#### [What you will do]
Repeat the listing word for word. No pictures belong in the copy.

#### [Data lines]
- - - - - - -
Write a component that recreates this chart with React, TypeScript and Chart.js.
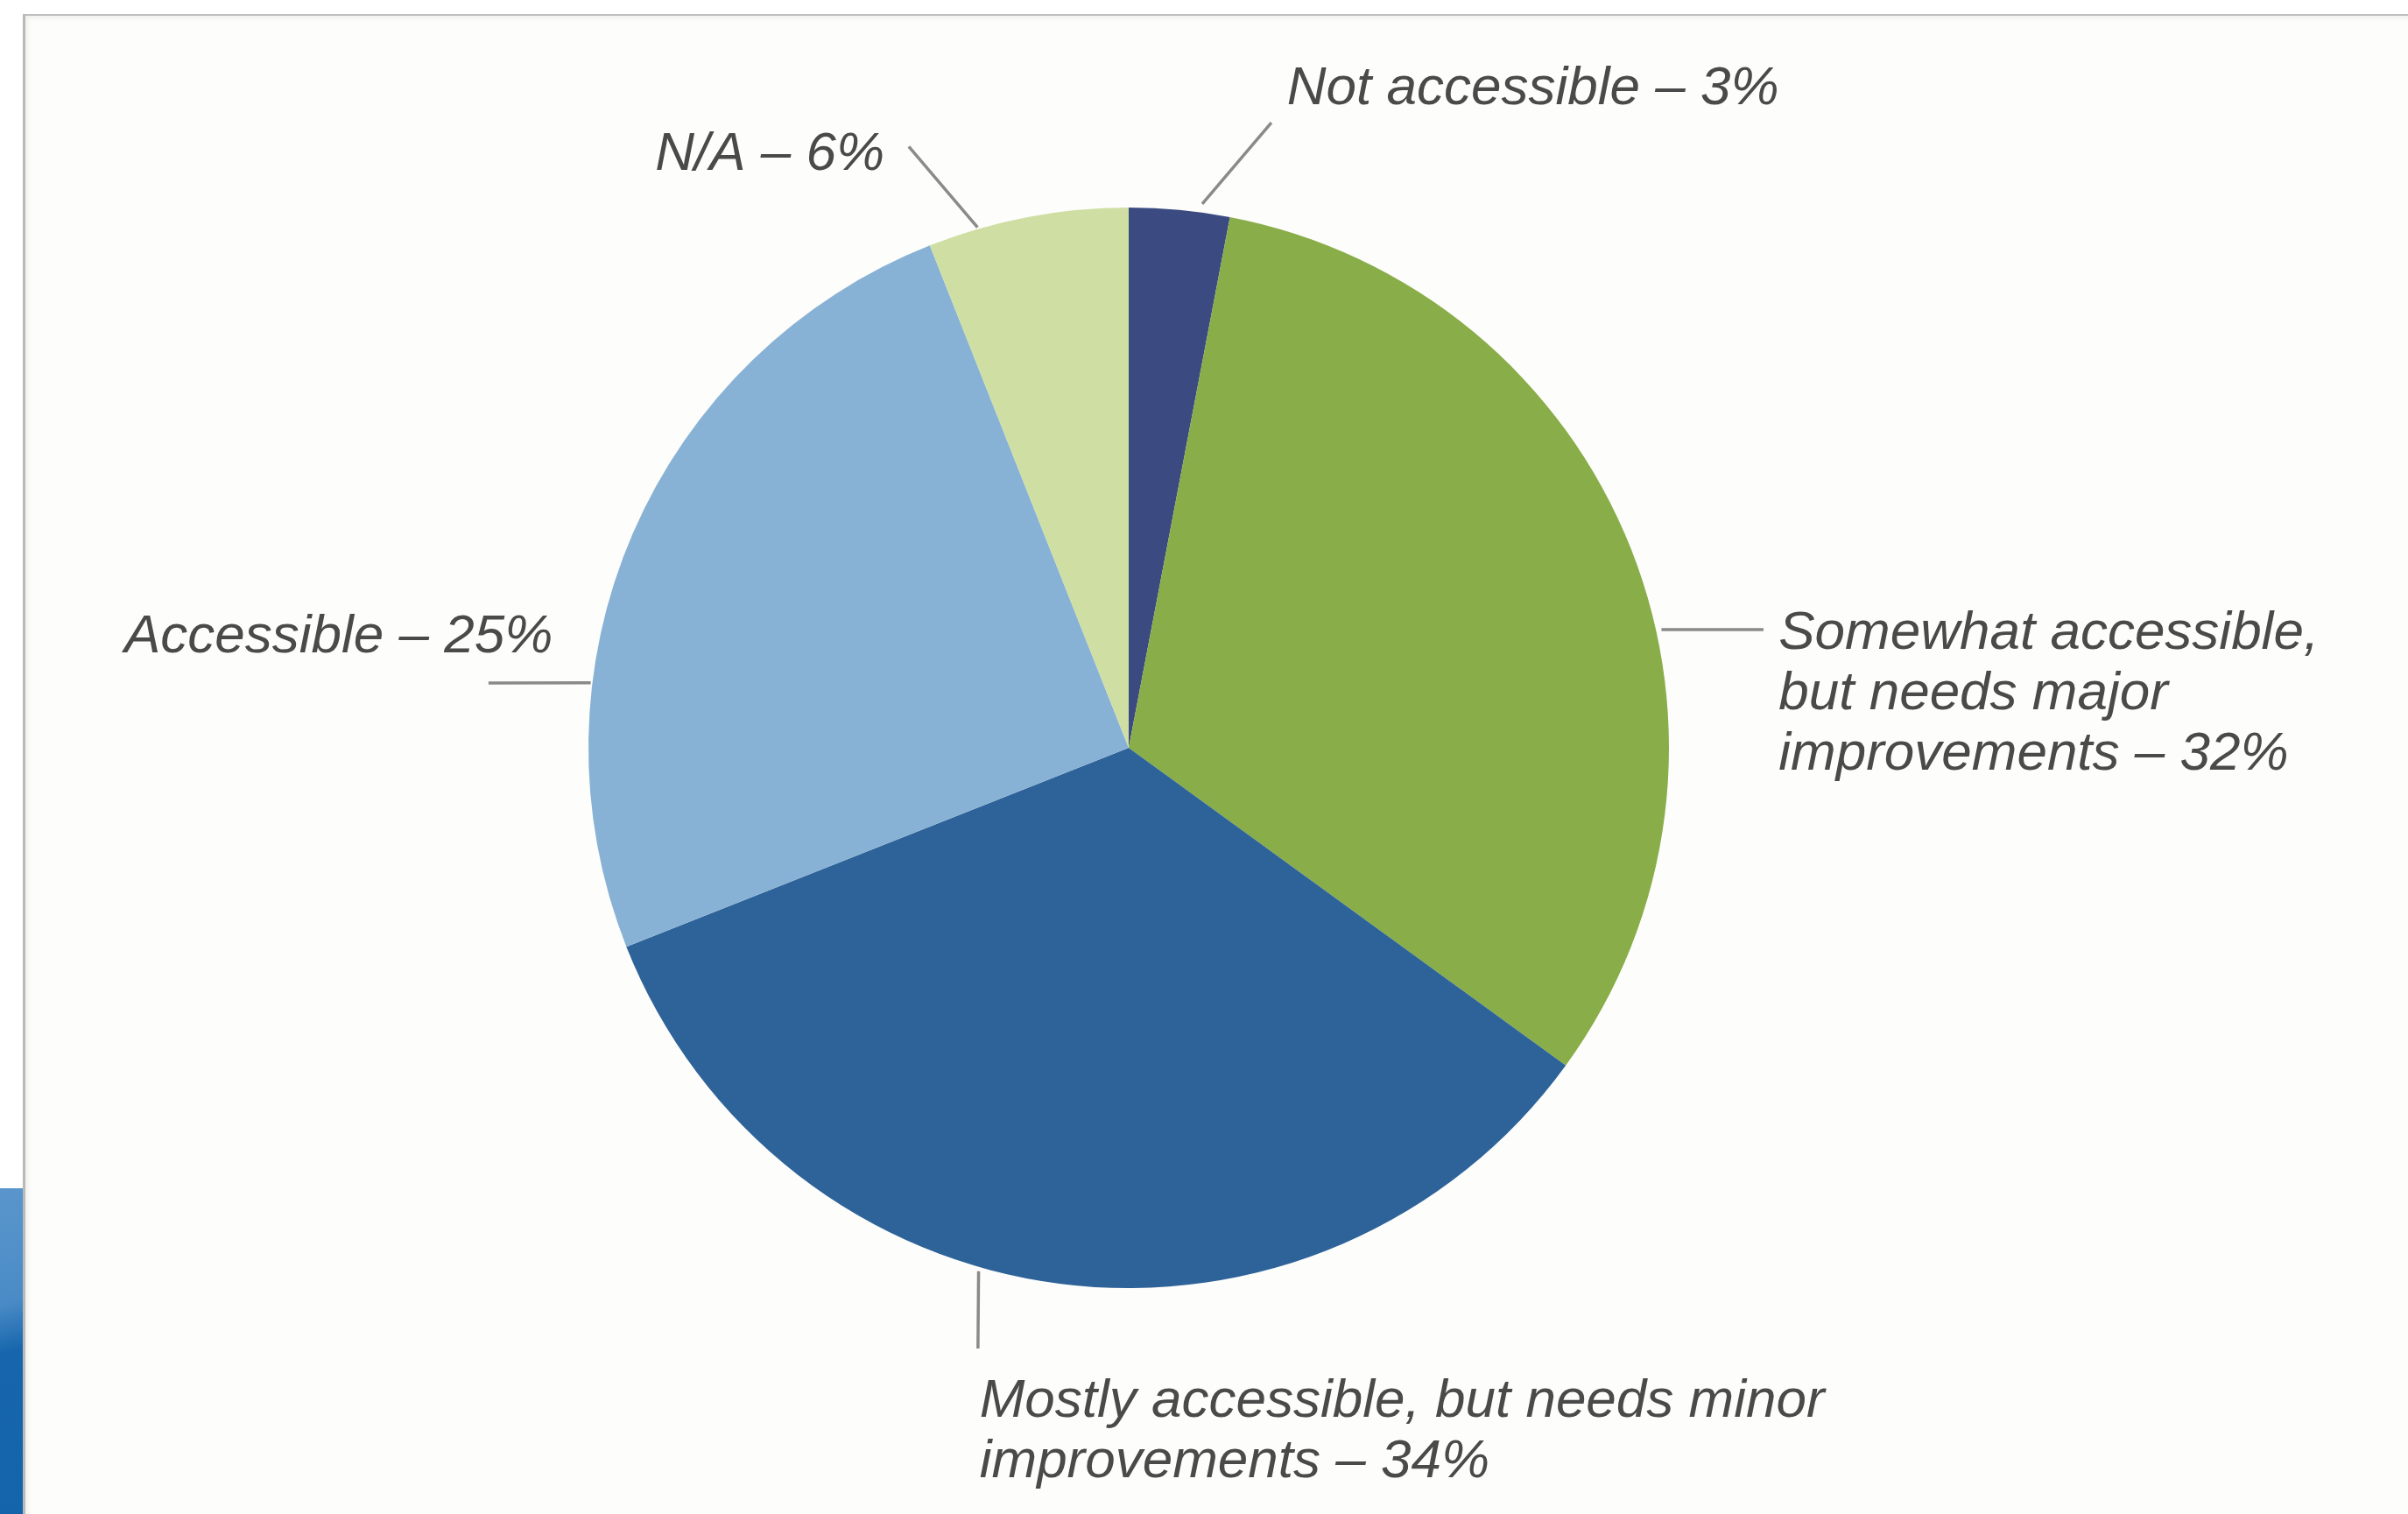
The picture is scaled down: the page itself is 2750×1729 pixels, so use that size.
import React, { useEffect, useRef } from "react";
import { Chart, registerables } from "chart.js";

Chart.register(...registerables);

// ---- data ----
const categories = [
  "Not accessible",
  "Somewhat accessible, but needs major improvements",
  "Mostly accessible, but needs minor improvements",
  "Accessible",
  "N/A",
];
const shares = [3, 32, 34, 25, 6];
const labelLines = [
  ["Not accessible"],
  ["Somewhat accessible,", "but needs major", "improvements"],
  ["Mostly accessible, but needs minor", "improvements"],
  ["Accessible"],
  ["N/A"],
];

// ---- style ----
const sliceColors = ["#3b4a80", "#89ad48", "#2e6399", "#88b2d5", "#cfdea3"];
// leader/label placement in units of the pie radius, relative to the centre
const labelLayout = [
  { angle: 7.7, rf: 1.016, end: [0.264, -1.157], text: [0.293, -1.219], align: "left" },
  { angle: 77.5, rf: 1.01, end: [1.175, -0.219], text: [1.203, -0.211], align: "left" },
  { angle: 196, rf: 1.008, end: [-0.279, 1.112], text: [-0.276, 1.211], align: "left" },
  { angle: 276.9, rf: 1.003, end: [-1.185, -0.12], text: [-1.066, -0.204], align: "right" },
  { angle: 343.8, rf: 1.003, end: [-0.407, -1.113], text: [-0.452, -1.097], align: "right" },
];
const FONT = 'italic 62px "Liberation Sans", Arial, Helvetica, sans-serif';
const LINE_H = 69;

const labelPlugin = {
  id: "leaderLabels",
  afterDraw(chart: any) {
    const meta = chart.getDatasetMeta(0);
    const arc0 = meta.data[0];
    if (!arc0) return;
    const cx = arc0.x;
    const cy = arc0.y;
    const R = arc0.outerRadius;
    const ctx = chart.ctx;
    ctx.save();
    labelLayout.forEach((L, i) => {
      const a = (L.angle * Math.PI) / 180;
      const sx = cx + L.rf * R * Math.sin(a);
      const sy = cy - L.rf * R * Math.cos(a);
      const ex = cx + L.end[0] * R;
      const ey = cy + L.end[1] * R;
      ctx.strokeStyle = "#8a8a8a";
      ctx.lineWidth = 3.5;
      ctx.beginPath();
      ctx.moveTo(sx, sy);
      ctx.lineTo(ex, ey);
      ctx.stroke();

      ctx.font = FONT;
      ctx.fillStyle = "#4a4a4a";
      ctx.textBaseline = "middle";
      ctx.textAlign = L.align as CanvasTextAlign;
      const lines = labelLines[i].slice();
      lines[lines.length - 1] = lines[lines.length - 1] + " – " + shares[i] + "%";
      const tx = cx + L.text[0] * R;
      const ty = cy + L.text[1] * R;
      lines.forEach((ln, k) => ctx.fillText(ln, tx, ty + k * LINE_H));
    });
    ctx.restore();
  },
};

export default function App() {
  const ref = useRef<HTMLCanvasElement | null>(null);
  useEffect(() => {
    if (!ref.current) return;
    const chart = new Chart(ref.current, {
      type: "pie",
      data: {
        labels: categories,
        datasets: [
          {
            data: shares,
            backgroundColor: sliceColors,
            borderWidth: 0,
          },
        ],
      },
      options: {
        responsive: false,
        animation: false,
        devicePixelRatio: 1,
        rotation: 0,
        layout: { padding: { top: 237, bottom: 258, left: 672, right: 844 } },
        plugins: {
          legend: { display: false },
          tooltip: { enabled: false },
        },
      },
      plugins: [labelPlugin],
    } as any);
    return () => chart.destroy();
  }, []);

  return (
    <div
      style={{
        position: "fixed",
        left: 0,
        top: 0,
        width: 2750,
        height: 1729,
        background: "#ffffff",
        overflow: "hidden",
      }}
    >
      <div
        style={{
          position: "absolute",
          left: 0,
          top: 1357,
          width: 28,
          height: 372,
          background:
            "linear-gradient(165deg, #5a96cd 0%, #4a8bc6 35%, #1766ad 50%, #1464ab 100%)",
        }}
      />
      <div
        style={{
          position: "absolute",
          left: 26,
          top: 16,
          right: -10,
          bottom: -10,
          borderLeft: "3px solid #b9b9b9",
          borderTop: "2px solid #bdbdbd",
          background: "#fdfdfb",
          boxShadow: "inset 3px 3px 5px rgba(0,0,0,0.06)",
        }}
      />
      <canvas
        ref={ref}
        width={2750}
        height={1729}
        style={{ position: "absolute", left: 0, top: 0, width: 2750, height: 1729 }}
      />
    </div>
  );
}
- - - - - - -
#### [Written answer]
Write a component that recreates this chart with React, TypeScript and Chart.js.
The picture is scaled down: the page itself is 2750×1729 pixels, so use that size.
import React, { useEffect, useRef } from "react";
import { Chart, registerables } from "chart.js";

Chart.register(...registerables);

// ---- data ----
const categories = [
  "Not accessible",
  "Somewhat accessible, but needs major improvements",
  "Mostly accessible, but needs minor improvements",
  "Accessible",
  "N/A",
];
const shares = [3, 32, 34, 25, 6];
const labelLines = [
  ["Not accessible"],
  ["Somewhat accessible,", "but needs major", "improvements"],
  ["Mostly accessible, but needs minor", "improvements"],
  ["Accessible"],
  ["N/A"],
];

// ---- style ----
const sliceColors = ["#3b4a80", "#89ad48", "#2e6399", "#88b2d5", "#cfdea3"];
// leader/label placement in units of the pie radius, relative to the centre
const labelLayout = [
  { angle: 7.7, rf: 1.016, end: [0.264, -1.157], text: [0.293, -1.219], align: "left" },
  { angle: 77.5, rf: 1.01, end: [1.175, -0.219], text: [1.203, -0.211], align: "left" },
  { angle: 196, rf: 1.008, end: [-0.279, 1.112], text: [-0.276, 1.211], align: "left" },
  { angle: 276.9, rf: 1.003, end: [-1.185, -0.12], text: [-1.066, -0.204], align: "right" },
  { angle: 343.8, rf: 1.003, end: [-0.407, -1.113], text: [-0.452, -1.097], align: "right" },
];
const FONT = 'italic 62px "Liberation Sans", Arial, Helvetica, sans-serif';
const LINE_H = 69;

const labelPlugin = {
  id: "leaderLabels",
  afterDraw(chart: any) {
    const meta = chart.getDatasetMeta(0);
    const arc0 = meta.data[0];
    if (!arc0) return;
    const cx = arc0.x;
    const cy = arc0.y;
    const R = arc0.outerRadius;
    const ctx = chart.ctx;
    ctx.save();
    labelLayout.forEach((L, i) => {
      const a = (L.angle * Math.PI) / 180;
      const sx = cx + L.rf * R * Math.sin(a);
      const sy = cy - L.rf * R * Math.cos(a);
      const ex = cx + L.end[0] * R;
      const ey = cy + L.end[1] * R;
      ctx.strokeStyle = "#8a8a8a";
      ctx.lineWidth = 3.5;
      ctx.beginPath();
      ctx.moveTo(sx, sy);
      ctx.lineTo(ex, ey);
      ctx.stroke();

      ctx.font = FONT;
      ctx.fillStyle = "#4a4a4a";
      ctx.textBaseline = "middle";
      ctx.textAlign = L.align as CanvasTextAlign;
      const lines = labelLines[i].slice();
      lines[lines.length - 1] = lines[lines.length - 1] + " – " + shares[i] + "%";
      const tx = cx + L.text[0] * R;
      const ty = cy + L.text[1] * R;
      lines.forEach((ln, k) => ctx.fillText(ln, tx, ty + k * LINE_H));
    });
    ctx.restore();
  },
};

export default function App() {
  const ref = useRef<HTMLCanvasElement | null>(null);
  useEffect(() => {
    if (!ref.current) return;
    const chart = new Chart(ref.current, {
      type: "pie",
      data: {
        labels: categories,
        datasets: [
          {
            data: shares,
            backgroundColor: sliceColors,
            borderWidth: 0,
          },
        ],
      },
      options: {
        responsive: false,
        animation: false,
        devicePixelRatio: 1,
        rotation: 0,
        layout: { padding: { top: 237, bottom: 258, left: 672, right: 844 } },
        plugins: {
          legend: { display: false },
          tooltip: { enabled: false },
        },
      },
      plugins: [labelPlugin],
    } as any);
    return () => chart.destroy();
  }, []);

  return (
    <div
      style={{
        position: "fixed",
        left: 0,
        top: 0,
        width: 2750,
        height: 1729,
        background: "#ffffff",
        overflow: "hidden",
      }}
    >
      <div
        style={{
          position: "absolute",
          left: 0,
          top: 1357,
          width: 28,
          height: 372,
          background:
            "linear-gradient(165deg, #5a96cd 0%, #4a8bc6 35%, #1766ad 50%, #1464ab 100%)",
        }}
      />
      <div
        style={{
          position: "absolute",
          left: 26,
          top: 16,
          right: -10,
          bottom: -10,
          borderLeft: "3px solid #b9b9b9",
          borderTop: "2px solid #bdbdbd",
          background: "#fdfdfb",
          boxShadow: "inset 3px 3px 5px rgba(0,0,0,0.06)",
        }}
      />
      <canvas
        ref={ref}
        width={2750}
        height={1729}
        style={{ position: "absolute", left: 0, top: 0, width: 2750, height: 1729 }}
      />
    </div>
  );
}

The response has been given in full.